Task goal: Count every line of the listing where the string "image" occurs, and reply with the count alone.

Provided material:
——————

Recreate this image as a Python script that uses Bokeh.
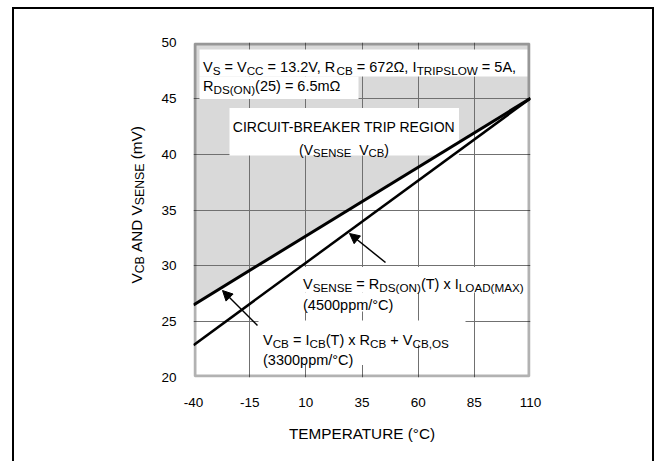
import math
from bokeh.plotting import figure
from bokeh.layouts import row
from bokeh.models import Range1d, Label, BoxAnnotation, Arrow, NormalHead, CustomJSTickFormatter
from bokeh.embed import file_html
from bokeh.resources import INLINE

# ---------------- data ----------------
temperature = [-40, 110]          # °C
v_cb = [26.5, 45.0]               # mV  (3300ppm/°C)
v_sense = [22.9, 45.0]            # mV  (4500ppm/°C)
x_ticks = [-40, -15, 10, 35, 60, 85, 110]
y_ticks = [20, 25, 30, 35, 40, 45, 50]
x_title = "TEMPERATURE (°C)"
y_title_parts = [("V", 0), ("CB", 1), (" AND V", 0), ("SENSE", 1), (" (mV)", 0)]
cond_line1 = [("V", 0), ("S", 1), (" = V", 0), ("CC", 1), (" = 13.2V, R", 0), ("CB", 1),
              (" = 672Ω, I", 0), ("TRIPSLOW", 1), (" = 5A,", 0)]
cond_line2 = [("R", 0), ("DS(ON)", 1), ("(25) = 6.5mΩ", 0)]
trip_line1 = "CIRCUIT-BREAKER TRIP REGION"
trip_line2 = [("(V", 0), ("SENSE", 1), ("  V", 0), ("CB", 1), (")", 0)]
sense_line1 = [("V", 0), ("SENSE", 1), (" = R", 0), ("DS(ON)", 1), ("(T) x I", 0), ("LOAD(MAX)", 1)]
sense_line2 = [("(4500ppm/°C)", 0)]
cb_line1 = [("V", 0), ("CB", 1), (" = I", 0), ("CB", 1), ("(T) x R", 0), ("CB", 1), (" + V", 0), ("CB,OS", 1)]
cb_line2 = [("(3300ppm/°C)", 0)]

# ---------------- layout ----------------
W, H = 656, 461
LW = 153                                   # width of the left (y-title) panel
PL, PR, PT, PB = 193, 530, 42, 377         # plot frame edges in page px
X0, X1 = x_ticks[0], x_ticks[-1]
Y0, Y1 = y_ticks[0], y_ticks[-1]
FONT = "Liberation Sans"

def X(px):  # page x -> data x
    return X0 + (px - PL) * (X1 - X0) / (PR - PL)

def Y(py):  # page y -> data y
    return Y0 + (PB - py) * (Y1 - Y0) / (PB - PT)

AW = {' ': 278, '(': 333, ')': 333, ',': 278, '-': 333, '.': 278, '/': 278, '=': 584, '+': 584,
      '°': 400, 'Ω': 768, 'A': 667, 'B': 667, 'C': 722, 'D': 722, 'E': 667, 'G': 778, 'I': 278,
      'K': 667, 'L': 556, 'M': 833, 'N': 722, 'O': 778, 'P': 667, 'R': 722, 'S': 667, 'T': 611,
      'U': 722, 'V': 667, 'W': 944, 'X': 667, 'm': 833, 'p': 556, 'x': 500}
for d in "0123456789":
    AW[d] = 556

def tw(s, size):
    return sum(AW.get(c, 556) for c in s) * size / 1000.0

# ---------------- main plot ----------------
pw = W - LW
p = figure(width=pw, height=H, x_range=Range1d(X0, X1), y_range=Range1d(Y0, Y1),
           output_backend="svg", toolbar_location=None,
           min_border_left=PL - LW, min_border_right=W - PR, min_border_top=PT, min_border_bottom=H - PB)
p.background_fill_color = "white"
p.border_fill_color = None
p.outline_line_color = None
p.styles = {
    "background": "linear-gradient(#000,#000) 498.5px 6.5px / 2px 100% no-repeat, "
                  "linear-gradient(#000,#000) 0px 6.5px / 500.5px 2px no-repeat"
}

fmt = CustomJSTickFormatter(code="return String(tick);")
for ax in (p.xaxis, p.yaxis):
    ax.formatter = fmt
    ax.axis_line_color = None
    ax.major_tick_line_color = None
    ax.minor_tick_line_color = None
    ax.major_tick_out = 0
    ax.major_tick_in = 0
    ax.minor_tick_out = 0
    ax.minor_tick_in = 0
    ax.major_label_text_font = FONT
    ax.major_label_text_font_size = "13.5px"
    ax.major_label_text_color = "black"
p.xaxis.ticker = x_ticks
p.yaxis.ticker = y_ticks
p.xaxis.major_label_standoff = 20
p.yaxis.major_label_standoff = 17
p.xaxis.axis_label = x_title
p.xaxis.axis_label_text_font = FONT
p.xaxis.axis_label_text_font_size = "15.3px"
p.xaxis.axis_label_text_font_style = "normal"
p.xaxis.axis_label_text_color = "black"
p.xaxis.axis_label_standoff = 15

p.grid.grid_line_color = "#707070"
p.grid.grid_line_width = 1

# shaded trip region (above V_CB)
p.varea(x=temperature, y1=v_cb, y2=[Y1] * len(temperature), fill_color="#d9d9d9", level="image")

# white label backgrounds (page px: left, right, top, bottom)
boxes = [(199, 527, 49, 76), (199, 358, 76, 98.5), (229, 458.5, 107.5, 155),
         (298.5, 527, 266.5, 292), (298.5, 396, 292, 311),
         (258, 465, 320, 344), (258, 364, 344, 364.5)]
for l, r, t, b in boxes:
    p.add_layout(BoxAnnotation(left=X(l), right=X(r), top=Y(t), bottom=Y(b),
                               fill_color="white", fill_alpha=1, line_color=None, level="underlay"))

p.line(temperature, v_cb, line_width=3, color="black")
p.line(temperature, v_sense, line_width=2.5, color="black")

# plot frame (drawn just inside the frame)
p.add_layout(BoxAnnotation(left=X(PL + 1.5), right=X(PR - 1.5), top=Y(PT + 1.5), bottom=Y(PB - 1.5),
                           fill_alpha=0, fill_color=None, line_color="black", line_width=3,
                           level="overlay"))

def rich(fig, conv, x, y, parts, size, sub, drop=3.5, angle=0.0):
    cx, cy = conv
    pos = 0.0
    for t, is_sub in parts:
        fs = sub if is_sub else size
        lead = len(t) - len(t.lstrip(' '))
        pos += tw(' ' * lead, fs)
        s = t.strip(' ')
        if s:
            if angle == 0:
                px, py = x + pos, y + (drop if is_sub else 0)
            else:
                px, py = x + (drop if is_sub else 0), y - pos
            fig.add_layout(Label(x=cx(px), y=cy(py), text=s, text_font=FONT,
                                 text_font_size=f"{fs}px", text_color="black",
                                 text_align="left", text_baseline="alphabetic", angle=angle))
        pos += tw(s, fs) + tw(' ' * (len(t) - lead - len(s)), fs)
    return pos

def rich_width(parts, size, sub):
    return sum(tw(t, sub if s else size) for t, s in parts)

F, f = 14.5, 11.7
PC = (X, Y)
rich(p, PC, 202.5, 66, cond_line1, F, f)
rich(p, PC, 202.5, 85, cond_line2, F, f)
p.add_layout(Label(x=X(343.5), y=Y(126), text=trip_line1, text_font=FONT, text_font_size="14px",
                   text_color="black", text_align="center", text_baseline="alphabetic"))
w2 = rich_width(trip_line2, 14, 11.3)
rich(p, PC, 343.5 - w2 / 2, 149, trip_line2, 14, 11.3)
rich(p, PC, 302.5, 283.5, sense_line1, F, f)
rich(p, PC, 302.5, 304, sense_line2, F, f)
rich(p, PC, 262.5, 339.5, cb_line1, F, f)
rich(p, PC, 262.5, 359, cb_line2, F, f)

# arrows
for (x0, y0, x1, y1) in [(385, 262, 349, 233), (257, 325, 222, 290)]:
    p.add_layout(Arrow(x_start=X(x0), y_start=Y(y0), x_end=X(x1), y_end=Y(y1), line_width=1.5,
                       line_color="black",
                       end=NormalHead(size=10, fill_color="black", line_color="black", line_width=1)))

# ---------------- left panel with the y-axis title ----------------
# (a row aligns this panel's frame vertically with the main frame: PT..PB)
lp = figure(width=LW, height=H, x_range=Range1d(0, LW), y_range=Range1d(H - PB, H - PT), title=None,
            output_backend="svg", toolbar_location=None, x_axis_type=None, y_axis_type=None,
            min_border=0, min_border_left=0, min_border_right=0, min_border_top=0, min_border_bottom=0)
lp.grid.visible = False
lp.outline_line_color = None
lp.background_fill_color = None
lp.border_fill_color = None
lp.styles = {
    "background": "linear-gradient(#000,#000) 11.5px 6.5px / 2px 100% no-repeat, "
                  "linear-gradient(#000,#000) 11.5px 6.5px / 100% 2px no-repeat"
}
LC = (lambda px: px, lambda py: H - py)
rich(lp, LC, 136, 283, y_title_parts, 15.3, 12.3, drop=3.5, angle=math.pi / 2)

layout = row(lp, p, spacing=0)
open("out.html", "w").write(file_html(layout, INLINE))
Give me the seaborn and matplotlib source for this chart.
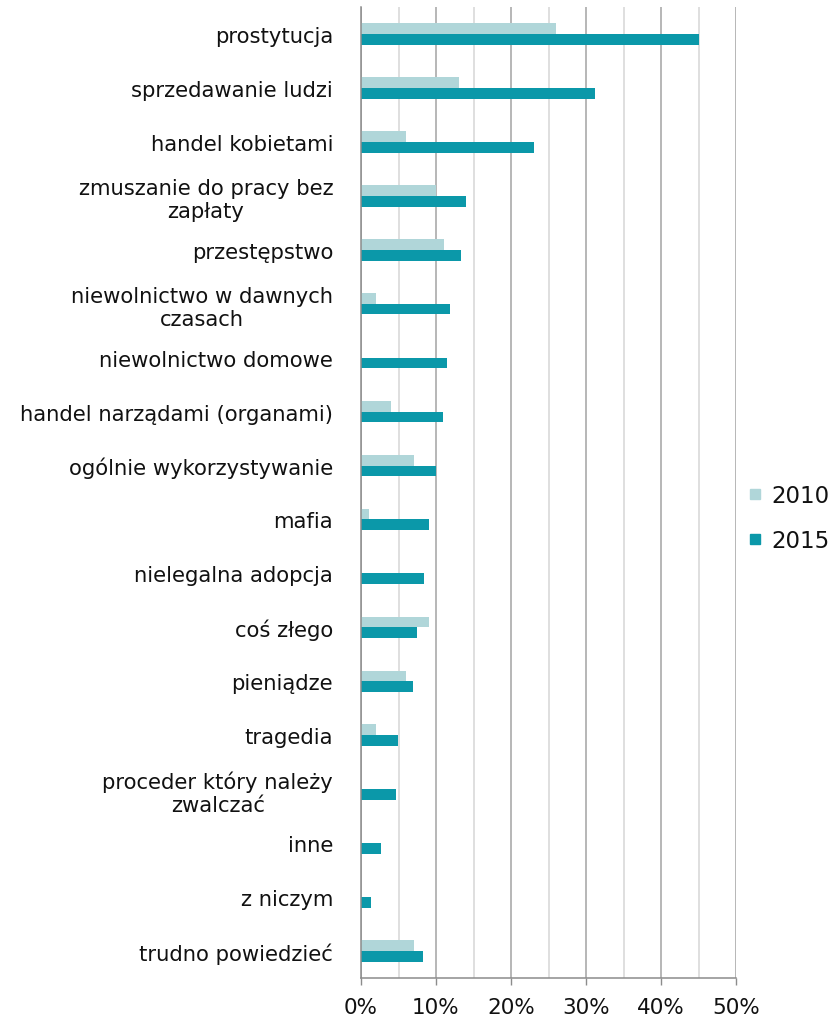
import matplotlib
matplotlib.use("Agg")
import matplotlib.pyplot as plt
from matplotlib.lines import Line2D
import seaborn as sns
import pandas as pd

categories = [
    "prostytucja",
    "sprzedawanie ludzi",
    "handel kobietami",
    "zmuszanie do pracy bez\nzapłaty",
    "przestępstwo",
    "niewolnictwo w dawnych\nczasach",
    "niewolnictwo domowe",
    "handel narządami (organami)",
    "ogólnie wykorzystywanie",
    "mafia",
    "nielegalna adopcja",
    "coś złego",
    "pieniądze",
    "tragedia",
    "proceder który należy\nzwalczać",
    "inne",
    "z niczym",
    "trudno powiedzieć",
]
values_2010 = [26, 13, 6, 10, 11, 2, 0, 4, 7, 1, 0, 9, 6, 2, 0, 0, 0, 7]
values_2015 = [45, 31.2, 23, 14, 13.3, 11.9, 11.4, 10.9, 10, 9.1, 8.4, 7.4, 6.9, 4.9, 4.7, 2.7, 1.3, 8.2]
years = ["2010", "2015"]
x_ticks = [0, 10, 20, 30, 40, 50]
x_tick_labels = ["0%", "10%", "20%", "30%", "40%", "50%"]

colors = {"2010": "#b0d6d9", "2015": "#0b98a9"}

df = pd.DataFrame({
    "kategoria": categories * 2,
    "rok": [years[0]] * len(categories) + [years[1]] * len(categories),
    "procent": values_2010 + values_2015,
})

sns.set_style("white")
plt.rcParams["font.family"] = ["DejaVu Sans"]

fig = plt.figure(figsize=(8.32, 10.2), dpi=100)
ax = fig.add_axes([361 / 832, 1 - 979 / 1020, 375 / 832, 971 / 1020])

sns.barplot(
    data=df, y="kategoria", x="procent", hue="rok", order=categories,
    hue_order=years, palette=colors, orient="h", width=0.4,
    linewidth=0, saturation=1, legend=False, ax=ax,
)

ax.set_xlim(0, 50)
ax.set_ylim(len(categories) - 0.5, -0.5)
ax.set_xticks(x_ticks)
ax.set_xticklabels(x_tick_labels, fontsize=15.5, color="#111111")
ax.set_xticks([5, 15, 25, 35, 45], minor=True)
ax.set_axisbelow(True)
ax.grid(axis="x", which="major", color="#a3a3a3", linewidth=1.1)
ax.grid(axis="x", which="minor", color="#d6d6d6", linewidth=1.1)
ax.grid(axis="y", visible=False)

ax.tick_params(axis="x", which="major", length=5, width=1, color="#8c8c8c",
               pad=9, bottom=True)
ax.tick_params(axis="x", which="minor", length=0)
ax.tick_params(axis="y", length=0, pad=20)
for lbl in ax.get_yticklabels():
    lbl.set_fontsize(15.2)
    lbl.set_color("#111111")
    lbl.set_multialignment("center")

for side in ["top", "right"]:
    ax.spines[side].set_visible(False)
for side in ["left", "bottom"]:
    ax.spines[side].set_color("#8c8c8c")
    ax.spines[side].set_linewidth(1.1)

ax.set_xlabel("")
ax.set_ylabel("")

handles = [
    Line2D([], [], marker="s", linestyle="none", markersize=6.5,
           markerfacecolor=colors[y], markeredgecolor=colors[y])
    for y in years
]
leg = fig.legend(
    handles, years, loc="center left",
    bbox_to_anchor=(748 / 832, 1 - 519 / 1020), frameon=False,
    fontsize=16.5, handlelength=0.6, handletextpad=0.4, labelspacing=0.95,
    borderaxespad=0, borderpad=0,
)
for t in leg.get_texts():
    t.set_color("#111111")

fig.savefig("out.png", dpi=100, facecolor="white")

——————

Written answer: 2